Folge: 786 | 2. Januar 2011 | Sender: SWR | Regie: Michael Schneider
Bild: SWR/Andrea Enderlein |
So war der Tatort:
Fortschrittlich.
Als richtiger Laborfuchs entpuppt sich der langjährige Ludwigshafener Kriminaltechniker Peter Becker (Peter Espeloer), der Hauptkommissarin Lena Odenthal (Ulrike Folkerts) und ihrem Kollegen und Mitbewohner Mario Kopper (Andreas Hoppe) seit vielen Jahren treue, wenn auch bisweilen recht mürrische Dienste leistet und dem Täter in Tödliche Ermittlungen mit brandneuen Labortechniken aus London das Handwerk legt.
Leider ist das hochmoderne Analyseverfahren, dass sich Becker angeblich selbst beigebracht hat, aber auch schon das Erfrischendste am 43. gemeinsamen Einsatz von Odenthal und Kopper, die im ersten Tatort des Jahres 2011 einmal mehr unter Beweis stellen, dass sie ihre besten Tage langsam aber sicher hinter sich haben. Lange her sind die Zeiten, in denen sich der Humor in Ludwigshafen aus amüsanten Neckereien und kleineren Zwists ergab und es noch keiner sturen Politessenblondine bedurfte, um den italienischen Kommissar auf die Palme und müde Gags im Plot unterzubringen.

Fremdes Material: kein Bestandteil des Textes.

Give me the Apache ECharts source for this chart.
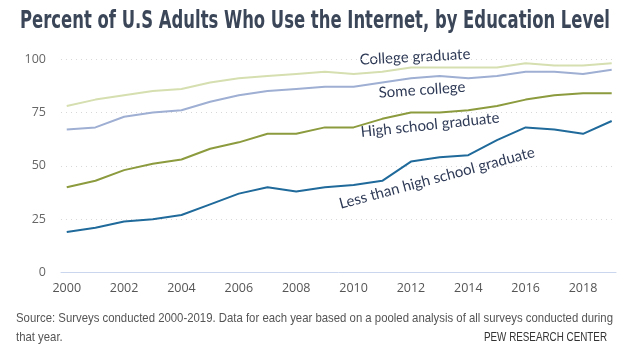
<!DOCTYPE html>
<html>
<head>
<meta charset="utf-8">
<script src="https://cdn.jsdelivr.net/npm/echarts@6/dist/echarts.min.js"></script>
<style>html,body{margin:0;padding:0;background:#fff;}#c{width:627px;height:352px;}</style>
</head>
<body>
<div id="c"></div>
<script>
var years = [2000,2001,2002,2003,2004,2005,2006,2007,2008,2009,2010,2011,2012,2013,2014,2015,2016,2017,2018,2019];
var collegeGrad = [78,81,83,85,86,89,91,92,93,94,93,94,96,96,96,96,98,97,97,98];
var someCollege = [67,68,73,75,76,80,83,85,86,87,87,89,91,92,91,92,94,94,93,95];
var highSchool = [40,43,48,51,53,58,61,65,65,68,68,72,75,75,76,78,81,83,84,84];
var lessThanHS = [19,21,24,25,27,32,37,40,38,40,41,43,52,54,55,62,68,67,65,71];
var xTickLabels = [2000,2002,2004,2006,2008,2010,2012,2014,2016,2018];
var seriesNames = ['College graduate','Some college','High school graduate','Less than high school graduate'];
var titleText = 'Percent of U.S Adults Who Use the Internet, by Education Level';
var sourceLine1 = 'Source: Surveys conducted 2000-2019. Data for each year based on a pooled analysis of all surveys conducted during';
var sourceLine2 = 'that year.';
var creditText = 'PEW RESEARCH CENTER';

function pairs(v){ return years.map(function(y,i){ return [y, v[i]]; }); }
var mctx = document.createElement('canvas').getContext('2d');
function fitScale(text, font, w){ mctx.font = font; return w / mctx.measureText(text).width; }

var titleFont = 'bold 24px "DejaVu Sans Condensed", "DejaVu Sans", sans-serif';
var srcFont = '13px "Liberation Sans", Arial, sans-serif';
var creditFont = '13px "Liberation Sans", Arial, sans-serif';
var titleScale = fitScale(titleText, titleFont, 590);
var srcScale = fitScale(sourceLine1, srcFont, 597);
var creditScale = fitScale(creditText, creditFont, 123);

var chart = echarts.init(document.getElementById('c'), null, {renderer:'canvas'});
var labelFont = 'Lato, "Open Sans", sans-serif';
var labelColor = '#2e3a56';
chart.setOption({
  animation: false,
  backgroundColor: '#fff',
  grid: {left: 61, right: 11, top: 59, bottom: 79.3, containLabel: false},
  xAxis: {
    type: 'value', min: 1999.8, max: 2019.15,
    axisLine: {show: true, lineStyle: {color: '#c9d6ee', width: 1}},
    axisTick: {show: false},
    splitLine: {show: false},
    axisLabel: {customValues: xTickLabels, color: '#555', fontSize: 12.5, fontFamily: '"Open Sans", sans-serif', margin: 9,
      formatter: function(v){ return String(v); }}
  },
  yAxis: {
    type: 'value', min: 0, max: 100, interval: 25,
    axisLine: {show: false}, axisTick: {show: false},
    splitLine: {show: true, lineStyle: {color: '#d8d8d8', type: [1,4], width: 1}},
    axisLabel: {color: '#666', fontSize: 12.5, fontFamily: '"Open Sans", sans-serif', margin: 15}
  },
  series: [
    {name: seriesNames[0], type: 'line', data: pairs(collegeGrad), symbol: 'none', lineStyle: {color: '#d5dfb0', width: 2}},
    {name: seriesNames[1], type: 'line', data: pairs(someCollege), symbol: 'none', lineStyle: {color: '#9eafd3', width: 2}},
    {name: seriesNames[2], type: 'line', data: pairs(highSchool), symbol: 'none', lineStyle: {color: '#8c9b3e', width: 2}},
    {name: seriesNames[3], type: 'line', data: pairs(lessThanHS), symbol: 'none', lineStyle: {color: '#1f6a9a', width: 2}}
  ],
  graphic: [
    {type:'text', x:20, y:22, scaleX: titleScale, style:{text: titleText, font: titleFont, fill:'#3b4759', verticalAlign:'middle'}},
    {type:'text', x:415, y:57, rotation: 3*Math.PI/180, style:{text: seriesNames[0], font: '15px ' + labelFont, fill: labelColor, align:'center', verticalAlign:'middle'}},
    {type:'text', x:422, y:90, rotation: 4*Math.PI/180, style:{text: seriesNames[1], font: '15px ' + labelFont, fill: labelColor, align:'center', verticalAlign:'middle'}},
    {type:'text', x:430, y:125, rotation: 6*Math.PI/180, style:{text: seriesNames[2], font: '15px ' + labelFont, fill: labelColor, align:'center', verticalAlign:'middle'}},
    {type:'text', x:437, y:178, rotation: 15*Math.PI/180, style:{text: seriesNames[3], font: '15px ' + labelFont, fill: labelColor, align:'center', verticalAlign:'middle'}},
    {type:'text', x:16, y:318, scaleX: srcScale, style:{text: sourceLine1, font: srcFont, fill:'#555', verticalAlign:'middle'}},
    {type:'text', x:16, y:337, scaleX: srcScale, style:{text: sourceLine2, font: srcFont, fill:'#555', verticalAlign:'middle'}},
    {type:'text', x:484, y:337, scaleX: creditScale, style:{text: creditText, font: creditFont, fill:'#333', verticalAlign:'middle'}}
  ]
});
</script>
</body>
</html>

Drehbuchautor Andreas Schlüter (Todesschütze) verrichtet nur Dienst nach Vorschrift und konstruiert einen vor Klischees nur so triefenden, komplett überraschungsfreien Mordfall, der auf direktem Weg in eine Hahner Polizeischule führt, in der das Opfer zuvor selbst ausgebildet wurde. Und bei dem schnell klar ist, dass es sich beim Täter entweder um Odenthals ehemaligen Dozenten, den jetzigen Schulleiter Robert Brandstetter (Christian Redl, Waidmanns Heil), oder einen der drei näher beleuchteten, aber keineswegs ausführlich skizzierten Polizeischüler – Brandstetters Sohn Torben (Matthias Ziesing, Bluthochzeit), Sabine Erler (Britta Hammelstein, Happy Birthday, Sarah) oder Heiner Struck (Adrian Topol, Das schwarze Grab) – handeln muss.
Bilderbuch-Fitnesstrainer Malte Boller (Ralph Herforth, Tödliches Verlangen) und Hobbyboxer Hasan Kiser (Fahri Yardim, feiert 2013 in Willkommen in Hamburg sein Debüt als Hamburger Tatort-Kommissar) scheiden früh als ernstzunehmende Verdächtige aus – dafür sind sie einfach viel zu kleinkriminell, und das ist in der öffentlich-rechtlichen Krimireihe ein hervorragendes Indiz für die Unschuld in Sachen Mord.
Hooligans tragen in Ludwigshafen nicht etwa schwarz, sondern blau-weiße Schals zum obligatorischen Baseballschläger und demolieren in der Stadt am Rhein mal eben ein halbes Stadtviertel, bevor sich zwei Dutzend Bereitschaftspolizisten nach getaner Arbeit mit Odenthal in ein Straßencafe hocken und die Krawallmacher im Hintergrund fröhlich plaudernd auf ihre Abholung warten.
Kaffeetassenkino gibt es in Ludwigshafen auch wieder zu bestaunen: Einfach mal in Minute 71 und 72 drauf achten, wie akribisch Adrian Topol seine von der Requisite gar nicht erst gefüllte, aber offenbar schon wieder leergetrunkene Tasse nachfüllt, um danach noch einmal einen großen Schluck des unsichtbaren Kaffees hinunterzustürzen. Angesichts solcher Mängel nimmt man die hanebüchene Funkzellenauswertung von Assistentin Edith Keller (Annalena Schmidt), die fix ein Wabenmuster über einen Stadtplan legt und daraus messerscharf Routen schlussfolgert, schon fast beiläufig zur Kenntnis.
Wahrlich kein gelungenes Debüt für den langjährigen TV-Krimi-Regisseur Michael Schneider, dessen erster Tatort Tödliche Ermittlungen bis heute sein letzter geblieben ist – was aber wohl eher dem schwachen Drehbuch als seiner soliden Inszenierung geschuldet ist.